The Irish name says it all. Tóin Re Gaoith translates, somewhat informally, as 'backside to the wind' - the posture every house on the Currane peninsula instinctively adopts, hunkered low and turned away from the Atlantic gales that come howling in from the southwest. Tonragee is split between two townlands, Tonregee East and Tonregee West, with a combined population of barely 150 souls at the 2011 census. There is a national school, a pipe band, a road and the ghost of a railway. What there is in abundance is wind, bog, and the long horizontal sky that defines this corner of County Mayo.

The School at Tonragee

Scoil Náisiúnta Tóin Na Gaoithe - the local primary school, its name carrying the same windswept poetry as the village's - enrolled 66 pupils in 2024. By rural Mayo standards, that is a healthy number; many parishes have watched their schools close as families moved to towns or abroad. Tonragee's has held on. The children come from the surrounding farms and the few scattered houses along the R319, learning to read in both English and Irish in a building whose windows look out on more sheep than people.
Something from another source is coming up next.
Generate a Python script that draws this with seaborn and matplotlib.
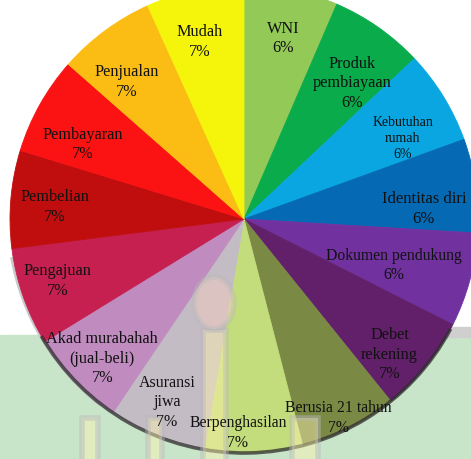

The school is one of the institutions that keeps a place like Tonragee from quietly evaporating off the map.

A Band of Pipers

The Tonragee Pipe Band - Banna Píob Thóin Ré Gaoith in its full Irish title - is the other anchor of community life. Pipe bands are a long Mayo tradition, often founded by returned emigrants or local enthusiasts and sustained across generations through evening practice in halls and competitions on summer Sundays. The band has been part of Tonragee life for decades and recently celebrated its 25th anniversary. To hear pipes drifting across the bog at dusk - the drone fighting the wind, the chanter weaving above it - is to understand why this music developed in places like this. It carries.

The Railway That Was

Once, a different sound passed through Tonragee. The Achill Extension Railway - a branch line of the Midland Great Western Railway - threaded along this part of the Currane peninsula, hauling tourists west toward Achill Sound from the late 19th century. It was a remote line for a remote destination, and like many such branches it could not survive the era of motor traffic. The rails were lifted long ago. The route, however, lives on: much of the old trackbed has been resurrected as the Great Western Greenway, a 42-kilometre walking and cycling path from Westport to Achill. Cyclists now pass through Tonragee where steam trains once stopped.

The R319

The R319 regional road - the main artery out to Achill - cuts through Tonragee on its way west. In recent years the road through the village has subsided in places, an embarrassing reminder that bog underlies most of the surface here and that bog does not like to be sat on by heavy traffic. Local councillors have raised the issue in the press; the council has patched and repatched. Drive through slowly. The houses turn their backs to the wind, just as the name promises, and look instead toward the road - watching who passes, who stops, who has come home.

From the Air

53.95N, 9.86W. Tonragee lies on the Currane peninsula about 6 km east of Achill Sound and the Michael Davitt Bridge. From the air it appears as a thin line of buildings tracking the R319 across a dark, level expanse of bog. The Great Western Greenway is visible as a paler scar parallel to the modern road. Best viewed at 2,000-4,000 ft. Ireland West Airport Knock (EIKN) lies approximately 65 km east-southeast. Atlantic weather brings frequent low cloud and showers; visibility can deteriorate within minutes when fronts pass through.